Pourtant, revenir dans le JCPoA pourrait s’avérer être un pari risqué pour Joe Biden. Il en sait quelque chose. La volonté de Barack Obama d’avoir une relation moins antagoniste avec Téhéran et se confronter à Netanyahou sur certains sujets lui avait valu une mauvaise presse, elle avait également déclenché la furie du camp Républicain, voire Démocrate. Certains Républicains pro-Israël étaient même allés jusqu’à qualifier Obama de sponsor du terrorisme. Le Premier ministre israélien avait prononcé un discours devant le Congrès américain pour dénoncer la politique menée par le chef d’État américain vis-à-vis de l’Iran.

Israël menaçant, mais impuissant?

En s’engageant donc frontalement contre la volonté israélienne sur un dossier aussi stratégique que celui du nucléaire iranien, Joe Biden s’expose donc à de nombreuses attaques et pressions qui pourraient ternir sa présidence.

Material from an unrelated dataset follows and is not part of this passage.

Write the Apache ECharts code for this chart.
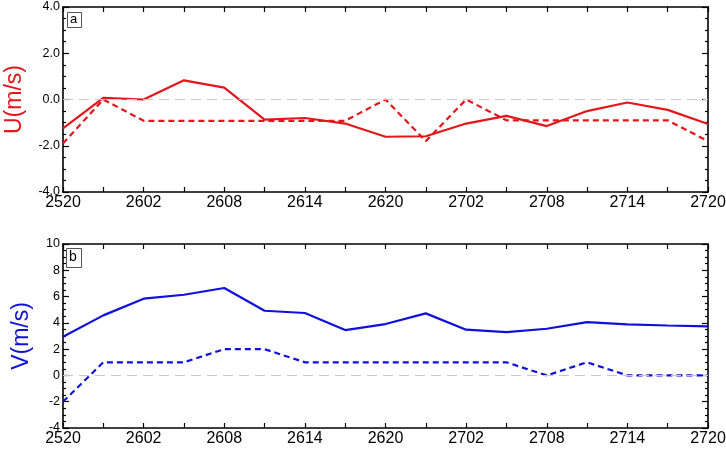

Pourtant, le géopolitologue Riadh Sidaoui prédit, sur la base de l’historique de la Présidence Obama, que Joe Biden ne cèdera pas:

«En 2015 déjà, le gouvernement israélien n’avait rien pu faire pour empêcher la signature de l’accord dans un premier temps. Qu’est-ce qui a changé aujourd’hui? De quel levier dispose Israël aujourd’hui qu’il n’avait pas il y a six ans?»